I am not a poet.
I am not a playwright.
The story and the poems that go with it are very simply, the truth. This happened.
And I want to tell you the truth because the truth needs to be heard. Perhaps to prevent this experience from ever happening to you. Perhaps to help you free yourself if it is happening to you now. Perhaps to help you free someone else. Perhaps to teach you to have a sympathetic ear if you know someone who has been through a similar experience. Perhaps to prove that life is hard, but not impossible; bittersweet, not bitter.
My parents named me Rebecca, and God himself has named me Rachel, which in Hebrew means “Ewe”, the female sheep.
And how is it that I can say that God has named me? Think of how Native American children are named: an adult meditates until the child’s name suggests itself by some sign. And when the child is raised to adulthood, he or she chooses a name, or it chooses itself based on that new adult’s personality. In Celtic tradition the name comes to the newly initiated adult during the initiation, from deep meditation. And in the Biblical tradition, God has renamed many of his chosen: Jacob, whom God named Israel… Simon, whom Jesus named Peter: “You are Peter, and upon this rock shall I build my church…”
And while I was writing the poems in this cycle, I was brought again and again to Rachel, until finally, in fitful sleep one night, after writing twelve of the fifteen in a blind and senseless frenzy, I dreamed that I was singing the “Agnus Dei”, which in Latin is the prayer to the “Lamb of God”, and woke up in tears in the middle of the night.
I think I have been Rachel for a long time. But that is another story.
In all cultures, through all times, there is a myth which describes a descent into hell (by whatever name) as experienced by the hero (by whatever name).

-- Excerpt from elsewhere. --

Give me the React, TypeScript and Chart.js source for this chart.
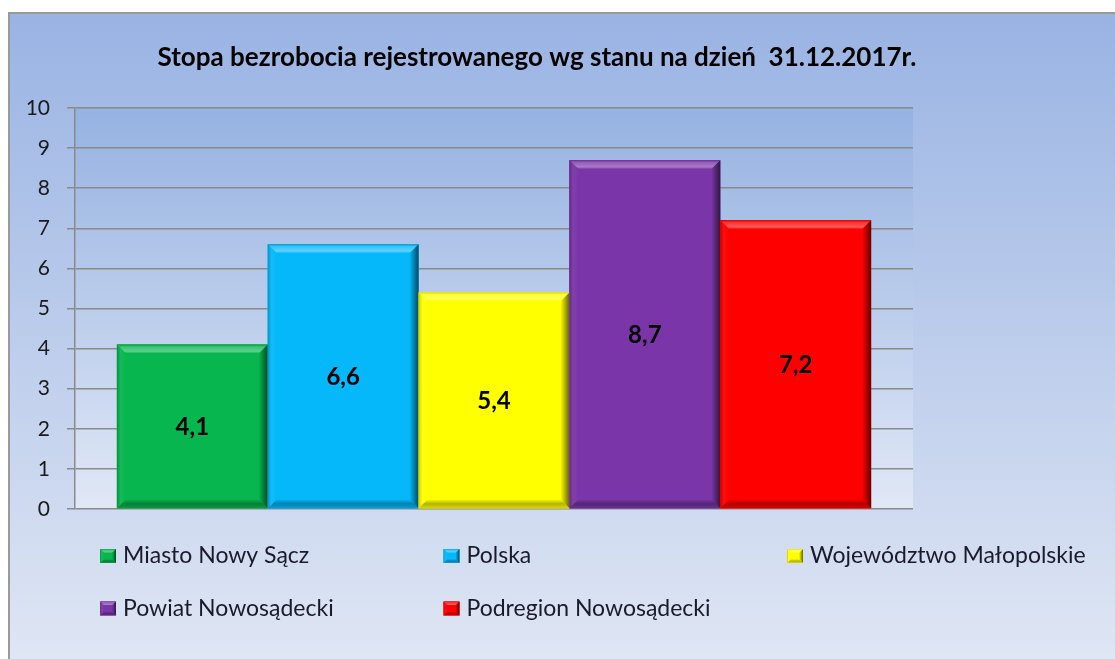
import React, { useEffect, useRef } from "react";
import { Chart, registerables } from "chart.js";
Chart.register(...registerables);

const chartTitle = "Stopa bezrobocia rejestrowanego wg stanu na dzień  31.12.2017r.";
const categories = [""];
const seriesNames = [
  "Miasto Nowy Sącz",
  "Polska",
  "Województwo Małopolskie",
  "Powiat Nowosądecki",
  "Podregion Nowosądecki",
];
const seriesValues = [4.1, 6.6, 5.4, 8.7, 7.2];
const seriesColors = ["#07b64f", "#05b8fa", "#ffff00", "#7a36a8", "#ff0000"];
const yMin = 0;
const yMax = 10;
const yStep = 1;

const FONT = "Lato, 'Open Sans', sans-serif";

function hexToRgb(h: string) {
  const n = parseInt(h.slice(1), 16);
  return [(n >> 16) & 255, (n >> 8) & 255, n & 255];
}
function mix(h: string, t: string, a: number) {
  const c1 = hexToRgb(h), c2 = hexToRgb(t);
  const r = c1.map((v, i) => Math.round(v + (c2[i] - v) * a));
  return `rgb(${r[0]},${r[1]},${r[2]})`;
}

function drawBevelRect(ctx: CanvasRenderingContext2D, l: number, t: number, r: number, b: number, color: string, bw: number) {
  ctx.save();
  ctx.fillStyle = color;
  ctx.fillRect(l, t, r - l, b - t);
  const bv = Math.min(bw, (r - l) / 2, (b - t) / 2);
  // top
  let g = ctx.createLinearGradient(0, t, 0, t + bv);
  g.addColorStop(0, mix(color, "#000000", 0.15));
  g.addColorStop(0.25, mix(color, "#ffffff", 0.2));
  g.addColorStop(0.75, mix(color, "#ffffff", 0.35));
  g.addColorStop(1, color);
  ctx.fillStyle = g;
  ctx.beginPath();
  ctx.moveTo(l, t); ctx.lineTo(r, t); ctx.lineTo(r - bv, t + bv); ctx.lineTo(l + bv, t + bv); ctx.closePath();
  ctx.fill();
  // bottom
  g = ctx.createLinearGradient(0, b - bv, 0, b);
  g.addColorStop(0, color);
  g.addColorStop(0.5, mix(color, "#000000", 0.3));
  g.addColorStop(1, mix(color, "#000000", 0.15));
  ctx.fillStyle = g;
  ctx.beginPath();
  ctx.moveTo(l, b); ctx.lineTo(r, b); ctx.lineTo(r - bv, b - bv); ctx.lineTo(l + bv, b - bv); ctx.closePath();
  ctx.fill();
  // right
  g = ctx.createLinearGradient(r - bv, 0, r, 0);
  g.addColorStop(0, color);
  g.addColorStop(1, mix(color, "#000000", 0.6));
  ctx.fillStyle = g;
  ctx.beginPath();
  ctx.moveTo(r, t); ctx.lineTo(r, b); ctx.lineTo(r - bv, b - bv); ctx.lineTo(r - bv, t + bv); ctx.closePath();
  ctx.fill();
  // left
  g = ctx.createLinearGradient(l, 0, l + bv, 0);
  g.addColorStop(0, mix(color, "#000000", 0.2));
  g.addColorStop(0.4, mix(color, "#ffffff", 0.05));
  g.addColorStop(1, color);
  ctx.fillStyle = g;
  ctx.beginPath();
  ctx.moveTo(l, t); ctx.lineTo(l, b); ctx.lineTo(l + bv, b - bv); ctx.lineTo(l + bv, t + bv); ctx.closePath();
  ctx.fill();
  ctx.restore();
}

const decorPlugin = {
  id: "decor",
  beforeDraw(chart: any) {
    const { ctx, width, height, chartArea } = chart;
    ctx.save();
    ctx.fillStyle = "#ffffff";
    ctx.fillRect(0, 0, width, height);
    const g = ctx.createLinearGradient(0, 12, 0, height);
    g.addColorStop(0, "#99b3e3");
    g.addColorStop(1, "#dfe6f4");
    ctx.fillStyle = g;
    ctx.fillRect(9, 13, width - 9, height - 13);
    ctx.strokeStyle = "#9a9a9a";
    ctx.lineWidth = 2;
    ctx.beginPath();
    ctx.moveTo(9, height + 2);
    ctx.lineTo(9, 13);
    ctx.lineTo(width + 2, 13);
    ctx.stroke();
    const pg = ctx.createLinearGradient(0, chartArea.top, 0, chartArea.bottom);
    pg.addColorStop(0, "#95b2e1");
    pg.addColorStop(1, "#e1e8f6");
    ctx.fillStyle = pg;
    ctx.fillRect(chartArea.left, chartArea.top, chartArea.right - chartArea.left, chartArea.bottom - chartArea.top);
    // title
    ctx.fillStyle = "#000000";
    ctx.font = `bold 26px ${FONT}`;
    ctx.textAlign = "center";
    ctx.textBaseline = "middle";
    ctx.fillText(chartTitle, 537, 58);
    ctx.restore();
  },
  afterDatasetsDraw(chart: any) {
    const { ctx } = chart;
    ctx.save();
    chart.data.datasets.forEach((ds: any, i: number) => {
      const meta = chart.getDatasetMeta(i);
      meta.data.forEach((el: any, j: number) => {
        const p = el.getProps(["x", "y", "base", "width"], true);
        const l = p.x - p.width / 2, r = p.x + p.width / 2;
        drawBevelRect(ctx, l, p.y, r, p.base, ds.backgroundColor, 9);
        ctx.fillStyle = "#000000";
        ctx.font = `bold 24px ${FONT}`;
        ctx.textAlign = "center";
        ctx.textBaseline = "middle";
        ctx.fillText(String(ds.data[j]).replace(".", ","), p.x, (p.y + p.base) / 2 + 1);
      });
    });
    ctx.restore();
  },
  afterDraw(chart: any) {
    const { ctx } = chart;
    ctx.save();
    ctx.font = `23px ${FONT}`;
    ctx.textBaseline = "middle";
    ctx.textAlign = "left";
    const cols = 3;
    chart.data.datasets.forEach((ds: any, i: number) => {
      const col = i % cols, row = Math.floor(i / cols);
      const x = 100 + col * 343.5;
      const y = 556 + row * 52.5;
      drawBevelRect(ctx, x, y - 7, x + 16, y + 7, ds.backgroundColor, 4);
      ctx.fillStyle = "#1a1a2a";
      ctx.fillText(ds.label, x + 23, y);
    });
    ctx.restore();
  },
};

export default function App() {
  const ref = useRef<HTMLCanvasElement | null>(null);
  useEffect(() => {
    if (!ref.current) return;
    const chart = new Chart(ref.current, {
      type: "bar",
      data: {
        labels: categories,
        datasets: seriesNames.map((name, i) => ({
          label: name,
          data: [seriesValues[i]],
          backgroundColor: seriesColors[i],
          borderWidth: 0,
        })),
      },
      options: {
        responsive: false,
        animation: false,
        devicePixelRatio: 1,
        layout: { padding: { left: 0, right: 202, top: 108, bottom: 150 } },
        datasets: { bar: { categoryPercentage: 0.9, barPercentage: 1 } },
        plugins: {
          legend: { display: false },
          title: { display: false },
          tooltip: { enabled: false },
        },
        scales: {
          x: { display: false },
          y: {
            min: yMin,
            max: yMax,
            ticks: {
              stepSize: yStep,
              color: "#1a1a1a",
              padding: 17,
              font: { family: FONT, size: 21 },
            },
            grid: { color: "#8a8a8a", lineWidth: 1.5, tickLength: 8, drawTicks: true },
            border: { color: "#8a8a8a", width: 1.5 },
            afterFit(scale: any) {
              scale.width = 75;
            },
          },
        },
      },
      plugins: [decorPlugin],
    } as any);
    return () => chart.destroy();
  }, []);
  return (
    <div style={{ position: "fixed", left: 0, top: 0, width: 1115, height: 659 }}>
      <canvas ref={ref} width={1115} height={659} style={{ display: "block" }} />
    </div>
  );
}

Hell itself has many names and many descriptions, many moods, all of them dark. One common element runs through all of these hells: humanity. It is part of us, as necessary to our growth as the light of hope and heaven is. It generally involves the facing of one’s own potential for evil.
Something else these mythical stories of hell have in common: redemption.
The darkness is not total.
As we begin with hope, so can we end with hope; perhaps more hope than when we started this journey, for with the ascent out of hell comes awareness of our own strength, and clearer vision of our destiny. We face our own evil, and embrace it; aware of it, we turn it to good if we can.
For me, and many others — dare I include myself in the same company as Jesus himself? — the ascent out of hell has also meant a constant reminder of some kind of divine presence.
If this talk of redemption and the divine makes you uncomfortable, call it whatever you need in your own mind. If you do not believe in the divine at all, may I suggest looking at a sunrise?
But I do not wish to proselytize, but to tell you a modern tale of hell and damnation.
And although these words came from my pen, the hand that moved the pen was never in my control. Call it inspiration, call it divine intervention, call a creative flood… these words were not always mine.